Depoimento de Anderson Torres é estratégico para os dois lados
A identificação de Gonçalves Dias como o "indivíduo responsável pela abertura da porta" do Palácio, conforme sugere uma afirmação do próprio presidente Lula e frequentemente lembrada pelo senador Espiridião Amin (PL-SC), torna o depoimento de Anderson Torres, ex-ministro da Justiça de Jair Bolsonaro (PL) e ex-secretário do Distrito Federal, especialmente estratégico para oposição e também para o governo. Previsto para ocorrer na próxima terça-feira (8), esse depoimento foi amplamente solicitado desde o início da Comissão Parlamentar de Inquérito (CPMI) do 8 de janeiro.
Por ainda estar sendo investigado pelos inquéritos que apuram os atos de vandalismo, objeto central de apuração da comissão, Anderson Torres tem o direito de permanecer em silêncio, mas já se especula que ele não irá optar por esse caminho.

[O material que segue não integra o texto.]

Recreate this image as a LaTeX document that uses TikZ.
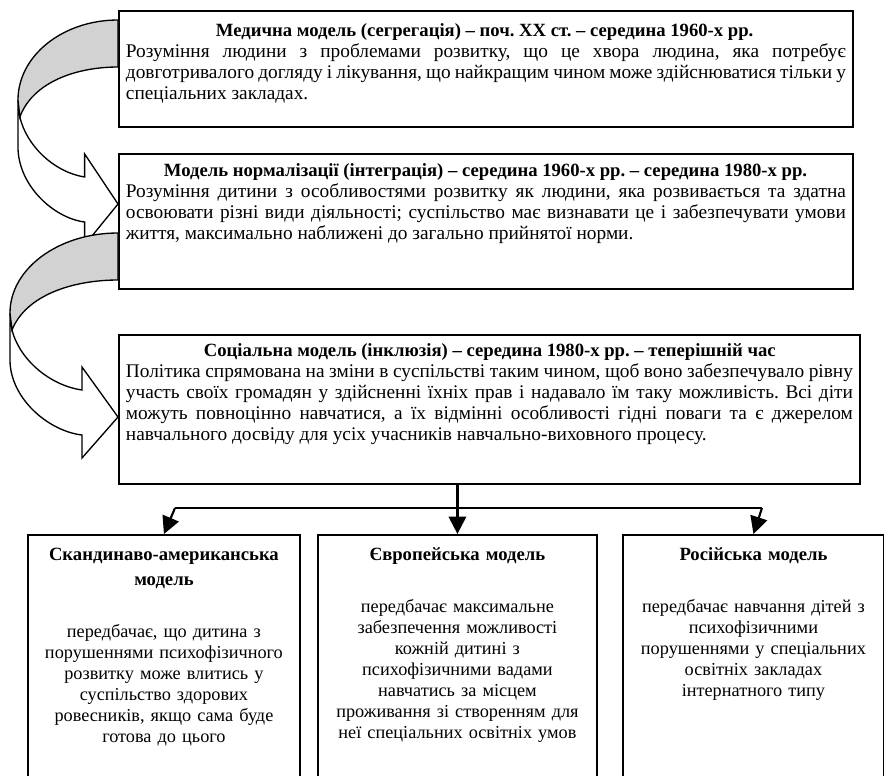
\documentclass[tikz,border=0pt]{standalone}
\usepackage{fontspec}
\setmainfont{Liberation Serif}
\usetikzlibrary{arrows.meta,calc}
\hyphenpenalty=10000
\frenchspacing
\tikzset{
  modelbox/.style={draw, line width=1.4pt, anchor=north west, inner xsep=5.25pt, inner ysep=0pt, align=justify, font=\fontsize{14.5}{15.75}\selectfont},
  typebox/.style={draw, line width=1.4pt, anchor=north west, inner xsep=4pt, inner ysep=0pt, align=center, font=\fontsize{13.7}{15.75}\selectfont, text height=19.5pt, text depth=176pt},
  boxtitle/.style={font=\fontsize{14}{18.75}\selectfont\bfseries},
  link/.style={line width=1.6pt},
  linkarrow/.style={link, -{Triangle[width=13pt,length=13pt]}},
  turnarrow/.pic={
    \draw[line width=1pt, fill=white] (-108,80) -- (-108,127) .. controls (-108,165) and (-70,198) .. (-36,202) -- (-36,225) -- (0,184) -- (-36,134) -- (-36,157) .. controls (-70,152) and (-99,125) .. (-106,97) -- cycle;
    \draw[line width=1pt, fill=gray!35] (0,0) .. controls (-60,0) and (-108,36) .. (-108,80) -- (-106,97) .. controls (-92,62) and (-45,47) .. (0,47) -- cycle;
  }
}
\newcommand{\ttl}[1]{{\fontsize{14}{18.75}\selectfont\bfseries #1\par}}
\begin{document}
\begin{tikzpicture}[x=0.75pt,y=-0.75pt]
\useasboundingbox (0,0) rectangle (884,775);
% three stages
\node[modelbox, text width=540pt, text height=19.5pt, text depth=67.5pt] (med) at (118,10) {\ttl{\hspace*{67.5pt}Медична модель (сегрегація) – поч. XX ст. – середина 1960-х рр.}
Розуміння людини з проблемами розвитку, що це хвора людина, яка потребує\linebreak довготривалого догляду і лікування, що найкращим чином може здійснюватися тільки у\linebreak спеціальних закладах.};
\node[modelbox, text width=540pt, text height=17.25pt, text depth=84pt] (norm) at (118,153) {\ttl{\hspace*{28.5pt}Модель нормалізації (інтеграція) – середина 1960-х рр. – середина 1980-х рр.}
Розуміння дитини з особливостями розвитку як людини, яка розвивається та здатна\linebreak освоювати різні види діяльності; суспільство має визнавати це і забезпечувати умови\linebreak життя, максимально наближені до загально прийнятої норми.};
\node[modelbox, text width=545.25pt, text height=16.5pt, text depth=95.25pt] (soc) at (118,334) {\ttl{\hspace*{58.5pt}Соціальна модель (інклюзія) – середина 1980-х рр. – теперішній час}
Політика спрямована на зміни в суспільстві таким чином, щоб воно забезпечувало рівну\linebreak участь своїх громадян у здійсненні їхніх прав і надавало їм таку можливість. Всі діти\linebreak можуть повноцінно навчатися, а їх відмінні особливості гідні поваги та є джерелом\linebreak навчального досвіду для усіх учасників навчально-виховного процесу.};
% curved arrows
\path (med.north west) ++(0,10) pic[xscale=.926] {turnarrow};
\path (norm.north west) ++(0,80) pic {turnarrow};
% three models
\node[typebox, text width=196pt] (sca) at (27,534) {\ttl{Скандинаво-американська\\модель}\vspace{23.25pt}
передбачає, що дитина з\\порушеннями психофізичного\\розвитку може влитись у\\суспільство здорових\\ровесників, якщо сама буде\\готова до цього};
\node[typebox, text width=201.25pt] (eur) at (317,534) {\ttl{Європейська модель}\vspace{23.25pt}
передбачає максимальне\\забезпечення можливості\\кожній дитині з\\психофізичними вадами\\навчатись за місцем\\проживання зі створенням для\\неї спеціальних освітніх умов};
\node[typebox, text width=187.75pt] (rus) at (622,534) {\ttl{Російська модель}\vspace{23.25pt}
передбачає навчання дітей з\\психофізичними\\порушеннями у спеціальних\\освітніх закладах\\інтернатного типу};
% links
\coordinate (jl) at (175,508);
\coordinate (jr) at (762,508);
\draw[linkarrow] (soc.south -| eur.north) -- (eur.north);
\draw[link] (jl) -- (jr);
\draw[linkarrow] (jl) -- (sca.north);
\draw[linkarrow] (jr) -- (rus.north);
\end{tikzpicture}
\end{document}
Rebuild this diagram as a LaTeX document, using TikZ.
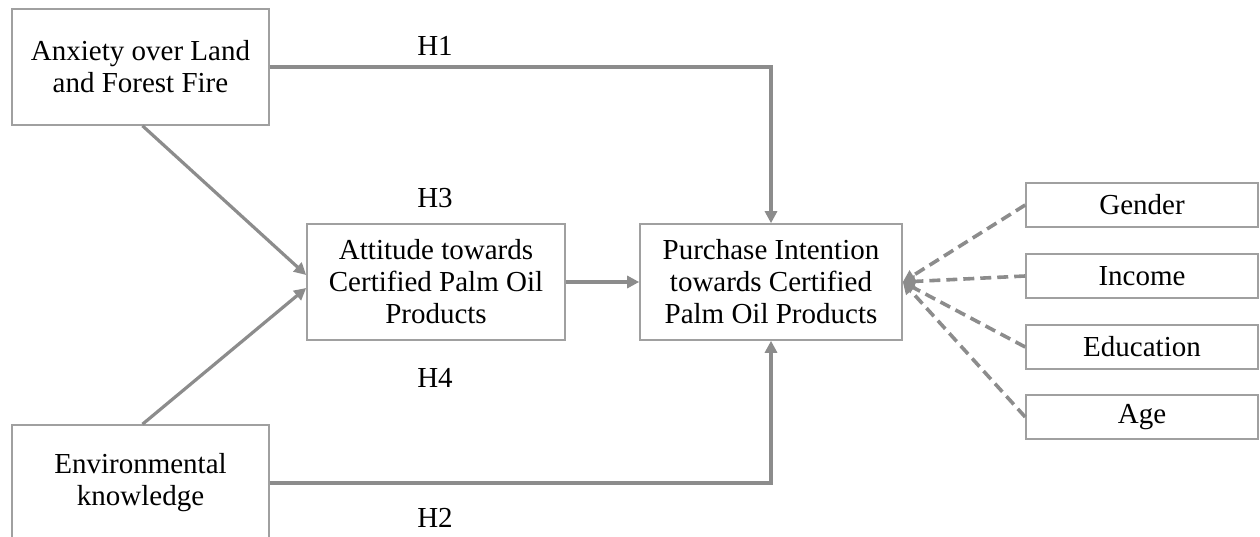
\documentclass[tikz,border=0pt]{standalone}
\usepackage{fontspec}
\setmainfont{Liberation Serif}
\usetikzlibrary{arrows.meta,calc}
\definecolor{boxgray}{HTML}{A0A0A0}
\definecolor{linegray}{HTML}{8C8C8C}
\begin{document}
\begin{tikzpicture}[x=1pt,y=-1pt,
  box/.style={draw=boxgray,line width=1.6pt,align=center,inner sep=0pt,
    font=\fontsize{29}{32}\selectfont},
  bigbox/.style={box,minimum height=116pt},
  smallbox/.style={box,minimum width=232pt,minimum height=44pt},
  conn/.style={draw=linegray,line width=3.2pt,-{Triangle[length=12pt,width=12pt]}},
  dconn/.style={conn,line width=3.6pt,dash pattern=on 11pt off 6pt},
  hlab/.style={font=\fontsize{29}{32}\selectfont,inner sep=0pt}]
\useasboundingbox (0,0) rectangle (1260,537);
\node[bigbox,minimum width=257pt] (A) at (140.5,67) {Anxiety over Land\\and Forest Fire};
\node[bigbox,minimum width=257pt] (E) at (140.5,483) {Environmental\\knowledge};
\node[bigbox,minimum width=258pt] (T) at (436,282) {Attitude towards\\Certified Palm Oil\\Products};
\node[bigbox,minimum width=262pt] (P) at (771,282) {Purchase Intention\\towards Certified\\Palm Oil Products};
\node[smallbox] (G) at (1142,205) {Gender};
\node[smallbox] (I) at (1142,276) {Income};
\node[smallbox] (D) at (1142,347) {Education};
\node[smallbox] (Y) at (1142,417) {Age};
\node[hlab] (h1) at (435,46) {H1};
\node[hlab] (h3) at (435,198) {H3};
\node[hlab] (h4) at (435,378) {H4};
\node[hlab] (h2) at (435,518) {H2};
\draw[conn] (A.east) -| (P.north);
\draw[conn] (E.east) -| (P.south);
\draw[conn] ([xshift=2pt]A.south) -- ([yshift=7pt]T.west);
\draw[conn] ([xshift=2pt]E.north) -- ([yshift=-6pt]T.west);
\draw[conn] (T.east) -- (P.west);
\draw[dconn] (G.west) -- (P.east);
\draw[dconn] (I.west) -- (P.east);
\draw[dconn] (D.west) -- (P.east);
\draw[dconn] (Y.west) -- (P.east);
\end{tikzpicture}
\end{document}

O depoimento promete ser longo e tenso, especialmente se ele não se recusar a responder às perguntas.
Por 117 dias, Torres ficou preso no 4º Batalhão de Polícia Militar, no Guará (DF), sob a suspeita de negligência nos atos contra as sedes dos Três Poderes, após determinação do ministro Alexandre de Moraes, do Supremo Tribunal Federal (STF).
Em 8 de janeiro, o ex-ministro foi demitido da Secretaria de Segurança do Distrito Federal, e, dois dias depois, Moraes emitiu uma ordem de prisão preventiva, a pedido da Polícia Federal (PF), porém Torres estava de férias nos Estados Unidos. Ele foi detido imediatamente ao chegar ao Aeroporto Internacional de Brasília, em 14 de janeiro.
Em 11 de maio, Moraes considerou o parecer favorável à revogação da prisão preventiva do ex-secretário, apresentado pela Procuradoria Geral da República (PGR). Atualmente, Torres está sujeito a medidas cautelares, incluindo o uso de tornozeleira eletrônica.